Wednesday, 29 July 2015

France and Britain struggle to curb migrant surge

LONDON/PARIS — A Sudanese man died on Wednesday as migrants desperate to enter Britain from France stormed the channel tunnel entrance, prompting governments in both countries to promise to beef up security.

Freight and passenger traffic through the rail tunnel has been disrupted as migrants from informal settlements in the Calais area repeatedly try to board trucks and trains travelling from France to Britain.

There were about 1,500 attempts by migrants to enter the tunnel on Tuesday night, a Eurotunnel spokesman said, after 2,000 attempts the previous night.

France said it was sending 120 more police to the site while Britain said it was pressing ahead with erecting a three-metre high fence to protect the terminal.

"One of the things we’re doing is pressing to ensure we can get the security fencing up as quickly as possible to reduce this problem," British Home Secretary Theresa May said.

The situation has turned into a blame game with Eurotunnel asking French and British governments to reimburse it for the millions of euro it has spent to increase security.

The scale of the surge has been highlighted by migrants lining roads and scrambling to jump into moving vehicles in recent weeks. Rocks have been thrown at trucks and migrants have in some cases clashed with drivers and police.

Nigel Farage, leader of Britain’s anti-immigrant UKIP party, said he was surprised no lorry drivers or tourists had been killed. "I’m amazed that the French authorities have not done more. Whenever I’m there they appear to be standing by and watching what’s going on," he told BBC radio.

The man who died on Wednesday was probably hit by a truck leaving one of the shuttles that transport vehicles through the tunnel, French police said. French media said he was the ninth migrant to be killed since early June.

For the thousands of migrants fleeing war, upheaval and poverty and now camped in makeshift tents around the port of Calais, which migrants call the "jungle", the aim is a better life in Britain.

Many will seek illegal employment in Britain’s shadow economy or claim asylum in a system often seen as more generous than the French equivalent. They also know that Britain has no national identity cards.

Such hopes are encouraged by traffickers who squeeze money out of migrants on their arduous journeys from the war zones of the Middle East and poverty and unemployment in Africa.

A 30-year-old Syrian man, who is seeking asylum in London, told how he was tortured in prison before he fled, leaving behind his wife and child as he embarked on a journey that would take him six months and nearly cost him his life. He made it across the Mediterranean on his fifth attempt — spending the last two hours swimming ashore.
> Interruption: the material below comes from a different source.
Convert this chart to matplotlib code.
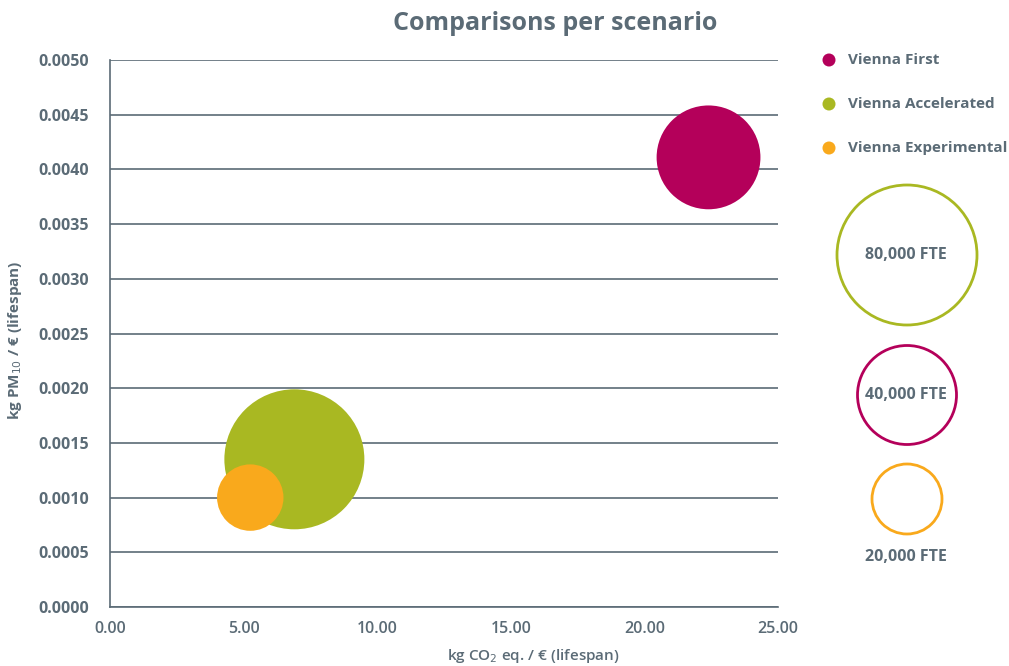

Of the 32 people on his boat only eight survived, he said.

"After like one hour, an hour and a half, I start feeling like I will die, I will go under the water," he said.

"But what I start to see in my mind is that my family are on the other side, clapping and telling me come on you will reach us," he said.

In a July 23 letter sent by French Interior Minister Bernard Cazeneuve to Eurotunnel boss Jacques Gounon, Mr Cazeneuve accused Eurotunnel of not doing enough to ensure its security "given the worsening situation".

Eurotunnel said it had doubled its security staff to close to 200 over the past 15 years and had spent more than €160m on security in that time.

It said the pressure on the terminal every night was more than it could reasonably handle and Britain and France should act.

Britain has agreed up to €7m of extra funding to help increase security at the tunnel’s French terminal at Coquelles, officials said.

British authorities said they had agreed with the French to work together on returning the migrants to their countries of origin, particularly in West Africa, although no details were given about how this would work.

As security is tightened on the UK side, called "Operation Stack", hundreds of lorries are backed up on the highway leading to the port of Dover.